Of course, it must be obvious to us that Jesus is not actually advocating self-mutilation here, nor suicide. He is not speaking of these punishments as things that should truly be meted out either on oneself or on any other. He is speaking with great hyperbole to make the point of just exactly how heinous sin is. The pictures He paints are highly amplified pictures. They have to be, because we are so adept at blinding ourselves to consequences. We are creatures of instant gratification. Advertisers know that. Scam artists know that. Even our children know that. And they play us like violins unless we keep ourselves aware of that weakness of ours. So, Jesus is placing before His own a tool to maintain awareness. However good that deal looks, the real outcome is such that even such horrors as this would stand you in far better stead.

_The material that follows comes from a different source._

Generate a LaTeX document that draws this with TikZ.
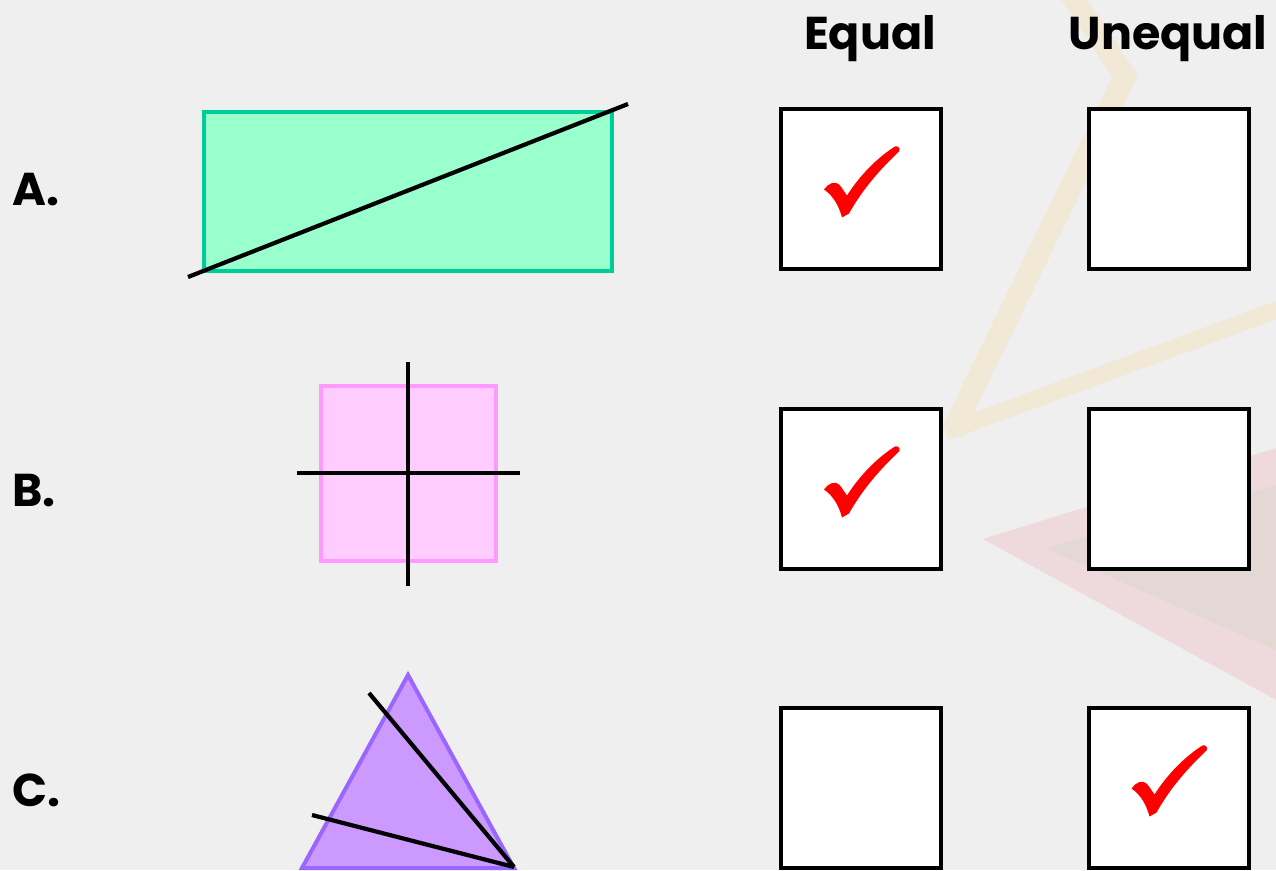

God, Holy Spirit, I cannot help but recognize this as a call to dangerous prayer. There is such power to be had by having this real terror of the consequences of sin in mind, such great benefit to be gained if I can but think about the real extent of the danger to my soul before I do that which requires me to cry out for forgiveness, that I do indeed pray that You might bring this rebuke to mind in whatever moment I may weaken. Holy One, it is said of You that part of Your mission amongst God’s children – Your children – here in this life is to bring the words of Scripture to mind as they are needful to us. Well, here is a thing so wholly needful and so woefully often. I pray, then, that You will indeed bring it to bear in my own mind in such a fashion that I would truly learn to fear to choose to sin; to fear it in such a fashion as is truly holy, and founded upon love for You, but to fear it all the same, lest I come to the end discovering I have been fooling myself the whole time. You are able, and You are indeed willing to so will and work in me as to make me in every way fit to be Yours. So, yes, as if You really need my permission to act according to Your purposes, I hereby offer it. No doubt, I shall need reminding of that as You answer me, but there it is. May You be blessed to answer as best serves Your will, my Lord and Master.